= Howard C. Petersen =

American lawyer (1910–1995)

Howard Charles Petersen (May 7, 1910 – December 28, 1995) was an American government official and banker. He was the United States Assistant Secretary of War from 1945 to 1947.

==Education and early career==
Petersen was born in East Chicago, Indiana. He graduated from DePauw University in 1930 and the University of Michigan Law School in 1933. From 1933 to 1941, Petersen was an associate in the New York law firm Cravath, deGersdorff, Swaine & Wood (the predecessor firm to Cravath, Swaine & Moore).

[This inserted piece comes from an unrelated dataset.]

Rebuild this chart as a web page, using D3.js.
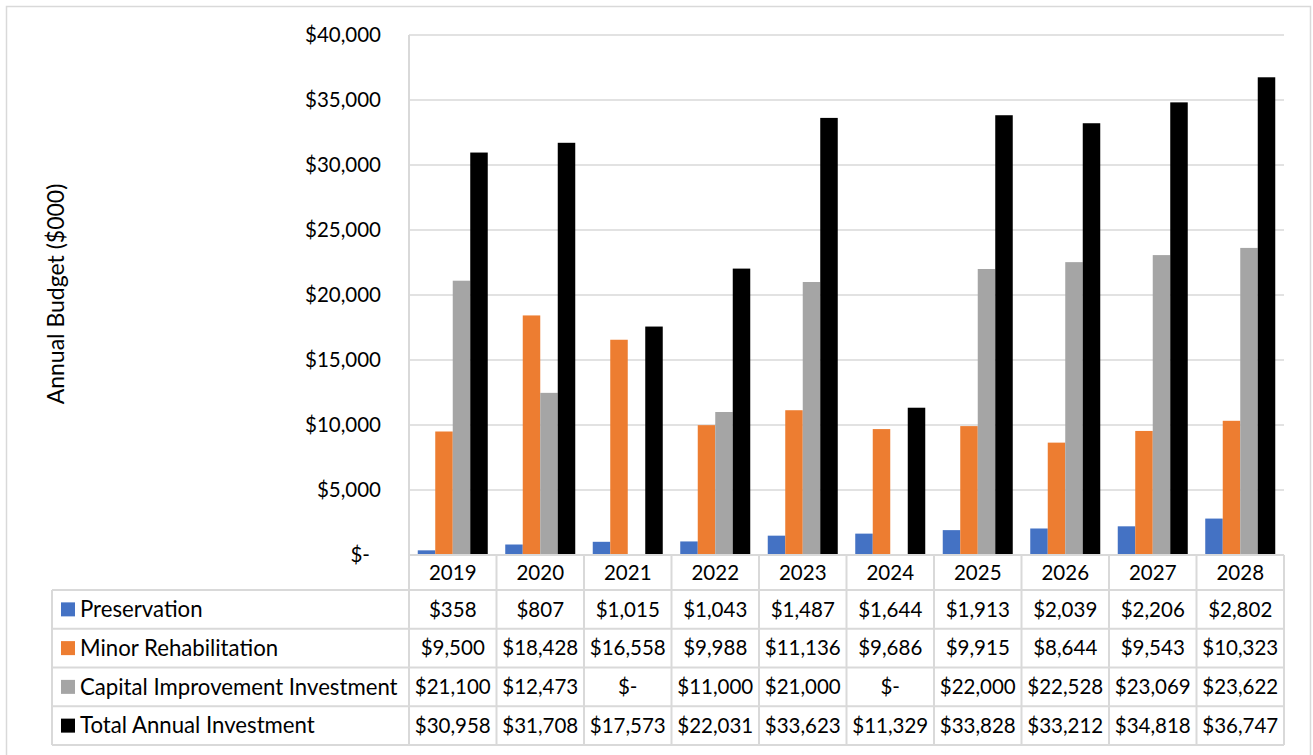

While at the Cravath firm, Petersen was introduced to Grenville Clark, through which connection he came to be a principal drafter of the Selective Training and Service Act of 1940. In 1944 Petersen served as Executive Assistant to the Undersecretary of War. In December 1945, Petersen was appointed the Assistant Secretary of War by President Harry S. Truman, a position he held until August 1947. He was the last person to hold that title, since the Department of War became part of the new Department of Defense in 1947.

He worked on the economic recovery of occupied Germany and the Western Allies and supervised U.S. military occupational activities in Germany, Japan, Korea, Austria, and Italy. One of his significant contributions was to help prevent famine in Europe by laying the groundwork for the Marshall Plan.

==After World War II==
Petersen joined Fidelity-Philadelphia Trust Company in 1947 as executive vice president and went on to serve as the bank's president (1950–66), CEO (1966–75) and chairman (1966–78).

Meanwhile, from 1961 to 1963, Petersen served as Special Assistant to President John F. Kennedy for International Trade Policy, in which he managed Kennedy's controversial campaign for a new foreign trade policy. His main task was to assist with the passage of the Trade Expansion Act of 1962, and he also negotiated the conclusion of the 1960-62 General Agreement on Tariffs and Trade (GATT) negotiations with the European Economic Community.

==Other activities==
In addition, Petersen served as a Director of the Panama Canal Corporation, and a trustee of the Carnegie Endowment for International Peace.

Petersen was chairman of the boards of the Institute for Advanced Study in Princeton, New Jersey, the University of Pennsylvania Museum, and the Marshall Foundation, and chairman and advisory committee member of Export-Import Bank. He was also a member of the Century Association, the American Philosophical Society, and the Council on Foreign Relations.

==Personal life==
In 1936, Petersen married Elizabeth Anna Watts of Princeton, Indiana, with whom he had two children: Elizabeth Anna and Howard Jr. Elizabeth married then-Harvard instructor Herbert Spiro in June 1958. Petersen was survived by his daughter and two grandchildren, Peter Spiro and Alexander Spiro.